Traditional IRA 60 Day Rollover Federal Return Documentation
In 2014, Mr. Joe Cicchinelli presented an article, “How To Correctly Report Tax-Free IRA-To-IRA Rollovers on Your Tax Return” online. He said:
1. The 1099-R from the custodian making the IRA distribution will have in box 2a that the entire IRA distribution is taxable.
2. To show that your IRA-to-IRA rollover is tax-free, report the IRA distribution amount and the taxable amount on the line 15a of Form 1040 as the amount of the IRA distribution and on line 15b to report “0” as the taxable amount, and then next to line 15b you would write “Rollover”.
3. The IRA custodian receiving the IRA rollover will submit IRS Form 5498 by the end of May which shows you rolled over the entire IRA distribution.
4. Go ahead and file taxes by the April 15 deadline without attaching Form 5498 to the tax return and to just keep a copy of the 5498 with ones records when it arrives .
Has anything changed with regard to these recommendations?
Permalink Submitted by David Mertz on Thu, 2022-02-24 17:53
Nothing has changed with regard to this except that beginning in 2015 the one-rollover-per-12 months limitation now applies to all of your IRAs (traditional and Roth) in aggregate. To avoid this limitation, IRAs should be moved by non-reportable trustee-to-trustee transfer whenever possible.

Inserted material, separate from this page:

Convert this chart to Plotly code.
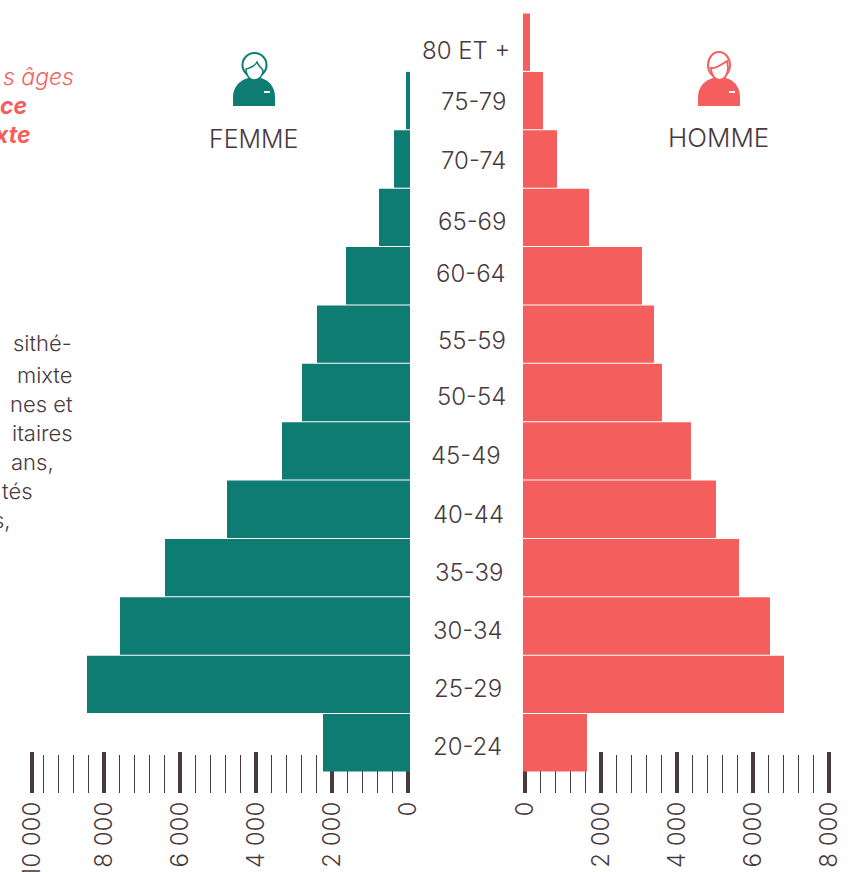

Permalink Submitted by Randall Martin on Sun, 2022-02-27 07:12
Thank you for your help. I see there is a 1040 form that has a line 4a and 4b. If I had a valid 60 day rollover of $50 from my traditional IRA custodian (IRA custodian A) that was distributed to my personal bank account for 40 days and then was deposited in a different traditional IRA custodian (IRA custodian B) and IRA custodian A filled out and sent to the IRS a 1099-R documenting the IRA distribution will have in box 2a that the entire IRA distribution is taxable, is the 1040 line 4a and 4b where I should report this? Should line 4a and 4b look like this. . . . . . .4a IRA distributions…4a. 50 b Taxble amount.. 4b. 0, Rollover Thank you!
Permalink Submitted by Alan - IRA critic on Sun, 2022-02-27 16:31
Yes, that is correct. Custodian B must have received the rollover contribution within 60 days from the date that you received the distribution from Custodian A. This will use up the one rollover permitted for 12 months from the distribution date from Custodian A. Until that period has elapsed any changes of accounts should be done solely by direct transfers, which are unlimited in number and are not reported on a 1099R.
FYI – the taxable amount in Box 2a is a provisional figure, and reporting the rollover on lines 4a and 4b will eliminate the Box 2a amount.